Needless to say, shipping a reading chair from overseas to our home seemed a little excessive (or so Bryan reminded me a dozen times while I was surreptitiously researching “cheapest, fastest shipping methods” because I am heedless in this search).

I told Bryan that the useless knowledge I have since accumulated (read: dredged) from hundreds of fruitless Google searches must be shared with the wider world. My knowledge will be of use to someone – or at least it will quit taking up space in my short-term memory. So, here are my essential truths about reading chairs (henceforth known as “RCs”):

  1. RCs must be quite wide and deep – big enough to curl up between the two armrests. I’m talking, knees bent, feet on the cushion / arms, extra space on either side for tucking extra books or chocolates. These are necessities.
  2. RCs must have backs that support your shoulders. The modern trend of cutting off half the backs of chairs makes no sense to me.
  3. RCs must contain down. The most comfortable chairs I’ve sat in contain down. Down sinks around your body, it is soft, full of give, and it sighs audibly as you sit down. Is it still alive? I’m not sure I care; It is luxurious.
  4. RC reviews must be free from hints of “this chair was kinda stiff at first, hopefully it softens up soon!” I don’t care who you are, but any sorta-kinda-stiff chair is not coming into my home.
  5. “The 20 best reading chains EVERRRR” lists are written by people who have absolutely no idea what they are talking about – or just by people who have a completely different idea about what a RC entails. Related, do these writers read for hours in chairs, because included on their lists are chairs with no backs, no arms, no room for knees and feet, and are often more of a fashion statement about how much you “look like you read” than about getting actual reading done. However, this piece by The Washington Post was surprisingly thorough.
  6. RCs must be adapted to fit the size of their surrounds.
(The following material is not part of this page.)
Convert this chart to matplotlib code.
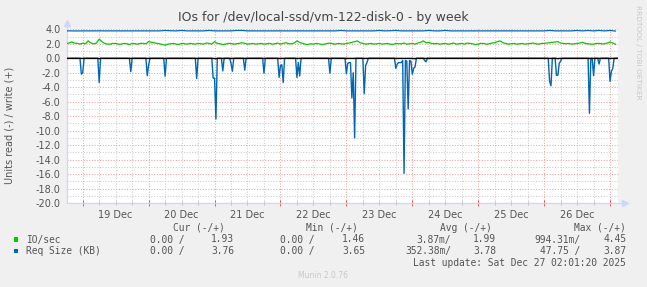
import numpy as np
import matplotlib
matplotlib.use("Agg")
import matplotlib.pyplot as plt
from matplotlib.patches import Rectangle
from matplotlib.ticker import FormatStrFormatter

# ---------------- data (hours since 19 Dec 00:00) ----------------
title = "IOs for /dev/local-ssd/vm-122-disk-0 - by week"
y_label = "Units read (-) / write (+)"
day_labels = ["19 Dec", "20 Dec", "21 Dec", "22 Dec", "23 Dec", "24 Dec", "25 Dec", "26 Dec"]
day_label_hours = [12, 36, 60, 84, 108, 132, 156, 180]
y_ticks = [4, 2, 0, -2, -4, -6, -8, -10, -12, -14, -16, -18, -20]

# IO/sec write (positive), 1-hour samples starting at -6 h
io_write_hours = list(range(-6, 195, 1))
io_write = [2.00, 2.10, 2.25, 2.10, 2.05, 1.95, 2.10, 2.00, 2.40, 2.10,
            2.00, 2.10, 2.65, 2.30, 2.05, 1.95, 1.95, 2.05, 2.05, 1.95,
            1.95, 2.05, 2.00, 1.90, 2.05, 2.00, 1.95, 2.05, 2.05, 2.00,
            2.30, 2.20, 2.15, 2.05, 2.00, 1.90, 1.80, 1.95, 2.00, 2.05,
            1.95, 1.90, 2.05, 2.00, 1.95, 2.05, 2.00, 1.95, 2.05, 2.00,
            1.95, 2.10, 2.05, 1.95, 2.30, 2.05, 2.00, 1.90, 1.95, 2.05,
            2.05, 1.95, 2.00, 2.05, 2.15, 2.05, 1.95, 2.00, 2.05, 1.95,
            2.00, 2.05, 1.95, 2.00, 2.05, 1.95, 2.00, 2.10, 1.95, 2.05,
            2.15, 2.00, 2.00, 2.10, 2.40, 2.20, 2.05, 1.95, 1.90, 2.00,
            1.95, 2.05, 2.00, 1.90, 1.95, 2.05, 2.10, 2.00, 1.95, 2.05,
            2.00, 1.95, 2.05, 2.10, 2.20, 2.30, 2.40, 2.15, 2.05, 1.95,
            2.00, 2.05, 1.95, 2.00, 2.05, 1.95, 2.00, 2.05, 1.95, 1.90,
            2.05, 2.00, 2.00, 2.10, 1.95, 2.00, 2.05, 1.95, 2.10, 2.20,
            2.40, 2.15, 2.20, 2.05, 2.00, 2.05, 1.95, 2.00, 2.05, 1.95,
            2.00, 2.10, 1.95, 2.00, 2.05, 1.95, 2.10, 2.05, 2.00, 1.90,
            1.95, 2.05, 2.05, 1.95, 2.00, 2.10, 2.15, 2.30, 2.40, 2.15,
            2.05, 1.95, 2.00, 2.05, 1.95, 2.00, 2.05, 1.95, 2.00, 2.05,
            2.10, 2.00, 1.95, 2.05, 2.05, 2.10, 2.15, 2.20, 2.25, 2.30,
            2.10, 2.05, 2.00, 2.05, 1.95, 2.00, 2.05, 2.10, 2.20, 2.05,
            2.00, 1.95, 1.95, 2.05, 2.05, 2.00, 2.00, 2.10, 2.25, 2.10,
            1.93]

# Req Size write (positive), 2-hour samples starting at -6 h
req_write_hours = list(range(-6, 195, 2))
req_write = [3.78, 3.78, 3.77, 3.78, 3.78, 3.78, 3.79, 3.78, 3.78, 3.78,
             3.78, 3.78, 3.78, 3.78, 3.78, 3.78, 3.78, 3.78, 3.84, 3.80,
             3.78, 3.84, 3.78, 3.78, 3.78, 3.78, 3.84, 3.78, 3.78, 3.78,
             3.78, 3.84, 3.84, 3.78, 3.78, 3.78, 3.78, 3.78, 3.78, 3.78,
             3.78, 3.78, 3.78, 3.78, 3.78, 3.78, 3.78, 3.78, 3.78, 3.78,
             3.84, 3.78, 3.78, 3.78, 3.78, 3.78, 3.78, 3.84, 3.78, 3.80,
             3.84, 3.78, 3.78, 3.78, 3.78, 3.78, 3.84, 3.78, 3.78, 3.84,
             3.78, 3.78, 3.78, 3.78, 3.78, 3.78, 3.78, 3.78, 3.78, 3.78,
             3.78, 3.78, 3.78, 3.78, 3.78, 3.78, 3.78, 3.78, 3.84, 3.78,
             3.78, 3.78, 3.78, 3.84, 3.78, 3.84, 3.78, 3.84, 3.78, 3.84,
             3.76]

# read side (negative), Req Size spikes
req_read_hours = [-5.7, -1.0, -0.5, 0.0, 0.5, 5.5, 6.0, 6.5, 17.0, 17.5, 18.0,
                  23.0, 23.5, 24.0, 24.5, 29.5, 30.0, 30.5, 41.0, 41.5, 42.0,
                  47.0, 47.5, 48.0, 48.5, 49.0, 50.5, 51.0, 51.5,
                  53.5, 54.0, 54.5, 55.0, 58.5, 59.0, 59.5, 65.5, 66.0, 66.5,
                  71.0, 71.5, 72.0, 72.5, 73.0, 73.5, 77.5, 78.0, 78.5, 79.0, 79.5,
                  89.5, 90.0, 90.5, 95.5, 96.0, 96.5, 97.0, 97.5, 98.0, 98.5, 99.0, 99.5,
                  102.0, 102.5, 103.0, 103.5, 104.0,
                  113.5, 114.0, 114.5, 115.0, 115.5, 116.0, 116.5, 117.0, 117.5,
                  118.0, 118.5, 119.0, 119.5, 120.0, 120.5, 121.0, 121.5,
                  124.0, 124.5, 125.0, 125.5,
                  169.5, 170.0, 170.5, 171.0, 172.0, 172.5, 173.0, 173.5, 174.0, 174.5,
                  184.0, 184.5, 185.0, 185.5, 186.0, 186.5, 187.5, 188.0, 188.5,
                  191.5, 192.0, 192.5, 193.0, 193.5, 194.9]
req_read = [0.0, 0.0, -2.2, -2.0, 0.0, 0.0, -3.35, 0.0, 0.0, -1.85, 0.0,
            0.0, -2.4, -0.9, 0.0, 0.0, -2.5, 0.0, 0.0, -2.8, 0.0,
            0.0, -2.75, -2.75, -8.4, 0.0, 0.0, -1.75, 0.0,
            0.0, -0.7, -1.8, 0.0, 0.0, -1.65, 0.0, 0.0, -2.07, 0.0,
            0.0, -2.65, -1.0, -0.9, -3.35, 0.0, 0.0, -2.65, -0.6, -2.45, 0.0,
            0.0, -2.07, 0.0, 0.0, -2.15, -0.7, -0.6, -0.6, -5.5, -2.0, -11.0, 0.0,
            0.0, -4.9, -1.0, -0.6, 0.0,
            0.0, -1.4, -0.8, -0.6, -0.6, -0.6, -0.3, -15.9, -0.3,
            -0.4, -7.0, -0.3, -0.4, -2.2, -1.4, -1.2, 0.0,
            0.0, -0.3, -0.5, 0.0,
            0.0, -3.2, -3.8, 0.0, 0.0, -2.35, -2.35, -0.7, -0.4, 0.0,
            0.0, -7.6, 0.0, 0.0, -2.4, 0.0, 0.0, -0.8, 0.0,
            0.0, -3.2, -1.8, -1.4, 0.0, 0.0]

# read side (negative), IO/sec (tiny)
io_read_hours = [-5.7, 5.5, 6.0, 6.5, 47.5, 48.5, 49.0, 120.0, 121.0, 121.5, 172.5, 173.0, 173.5, 194.9]
io_read = [0.0, 0.0, -0.1, 0.0, 0.0, -0.12, 0.0, 0.0, -0.1, 0.0, 0.0, -0.1, 0.0, 0.0]

# legend table
legend_header = ["Cur (-/+)", "Min (-/+)", "Avg (-/+)", "Max (-/+)"]
legend_names = ["IO/sec", "Req Size (KB)"]
legend_values = [
    ["0.00 /", "1.93", "0.00 /", "1.46", "3.87m/", "1.99", "994.31m/", "4.45"],
    ["0.00 /", "3.76", "0.00 /", "3.65", "352.38m/", "3.78", "47.75 /", "3.87"],
]
last_update = "Last update: Sat Dec 27 02:01:20 2025"
munin_version = "Munin 2.0.76"
side_text = "RRDTOOL / TOBI OETIKER"

GREEN = "#00CC00"
BLUE = "#0066B3"

# ---------------- figure ----------------
W, H = 647, 287
fig = plt.figure(figsize=(W / 100, H / 100), dpi=100, facecolor="#F0F0F0")
L, R, T, B = 67, 618, 29.3, 203
ax = fig.add_axes([L / W, 1 - B / H, (R - L) / W, (B - T) / H])
ax.set_facecolor("white")
ax.set_xlim(-5.72, 194.9)
ax.set_ylim(-20, 4)
for s in ax.spines.values():
    s.set_visible(False)

RED_GRID = "#F0A0A0"
GRAY_GRID = "#CCCCCC"
dot = (0, (1, 1.6))
for yv in range(-20, 5):
    if yv % 2 == 0:
        ax.axhline(yv, color=RED_GRID, lw=0.75, ls=dot, zorder=1)
    else:
        ax.axhline(yv, color=GRAY_GRID, lw=0.75, ls=dot, zorder=0.5)
for hv in range(0, 195, 6):
    if hv % 24 == 0:
        ax.axvline(hv, color=RED_GRID, lw=0.75, ls=dot, zorder=1)
    else:
        ax.axvline(hv, color=GRAY_GRID, lw=0.75, ls=dot, zorder=0.5)

# tick marks on the bottom axis
minor_h = [h for h in range(0, 195, 6) if h % 24]
major_h = [h for h in range(0, 195, 24)]
ax.vlines(minor_h, -0.012, 0.012, transform=ax.get_xaxis_transform(), color="#BBBBBB", lw=0.7, clip_on=False)
ax.vlines(major_h, -0.015, 0.015, transform=ax.get_xaxis_transform(), color="#E06060", lw=0.7, clip_on=False)

ax.set_yticks(y_ticks)
ax.yaxis.set_major_formatter(FormatStrFormatter("%.1f"))
ax.set_xticks(day_label_hours, labels=day_labels)
ax.tick_params(axis="both", length=0, labelsize=7, labelcolor="#555555")
ax.tick_params(axis="y", pad=4.5)
ax.tick_params(axis="x", pad=5)

# axis lines + arrows
AX = "#CFD6F8"
ax.plot([0, 0], [0, 1.03], transform=ax.transAxes, color=AX, lw=0.9, clip_on=False, zorder=2)
ax.plot([0, 1.01], [0, 0], transform=ax.transAxes, color=AX, lw=0.9, clip_on=False, zorder=2)
ax.plot([0], [1.035], marker="^", ms=4, color=AX, transform=ax.transAxes, clip_on=False)
ax.plot([1.012], [0], marker=">", ms=4, color=AX, transform=ax.transAxes, clip_on=False)

# data
ax.plot(io_read_hours, io_read, color=GREEN, lw=0.9, zorder=3)
ax.plot(io_write_hours, io_write, color=GREEN, lw=0.9, zorder=3)
ax.plot(req_read_hours, req_read, color=BLUE, lw=1.0, zorder=4)
ax.plot(req_write_hours, req_write, color=BLUE, lw=0.9, zorder=4)
ax.axhline(0, color="black", lw=0.9, zorder=5)

# texts
def ft(x, y, s, **kw):
    fig.text(x / W, 1 - y / H, s, **kw)

ft(323.5, 17.5, title, ha="center", va="center", fontsize=9, color="#444444")
ft(10, 125, y_label, ha="center", va="center", rotation=90, fontsize=7, color="#555555")
ft(638, 52, side_text, ha="center", va="center", rotation=270, fontsize=5.3, color="#C8C8C8")

mono = dict(family="DejaVu Sans Mono", fontsize=6.9, color="#555555", va="center")
header_right = [225, 358, 492, 626]
for s, xr in zip(legend_header, header_right):
    ft(xr, 228, s, ha="right", **mono)
value_right = [185, 234, 315, 365, 451, 496, 580, 626]
row_y = [239.5, 251.2]
for name, vals, yy, col in zip(legend_names, legend_values, row_y, [GREEN, BLUE]):
    fig.patches.append(Rectangle((14 / W, 1 - (yy + 2.2) / H), 4.4 / W, 4.4 / H,
                                 transform=fig.transFigure, facecolor=col, edgecolor="none"))
    ft(26.5, yy, name, ha="left", **mono)
    for s, xr in zip(vals, value_right):
        ft(xr, yy, s, ha="right", **mono)
ft(626, 263.5, last_update, ha="right", **mono)
ft(323, 276, munin_version, ha="center", va="center", fontsize=5.5, color="#C8C8C8")

fig.savefig("out.png", dpi=100, facecolor=fig.get_facecolor())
Unfortunately, this means that the popular “chair and a half” (which is really a loveseat disguised as a chair), and the gigantic plushy armchairs of pottery barn will never never never fit in our one bedroom apartment. However, while you consider size, you should never compromise comfort.
  7. RCs must be placed in your most-used living space. Photos of the coziest RCs are always in bedrooms or pristine living rooms. Why? The bedroom part baffles me. Who spends hours reading in their bedroom? I’m a living room person all the way. If I’m in my bedroom, I’ll read on my already-existing gigantic reading chair and accent pillows (i.e., my bed).

Finally, a Pinterest Board of curated RCs in traditional styles and a few more photos of cozy chairs and books:

And that’s about all I know. For now.

Don’t worry, I plan to post pictures of my new chair when it comes. Or, who knows, maybe I’ll be too busy reading.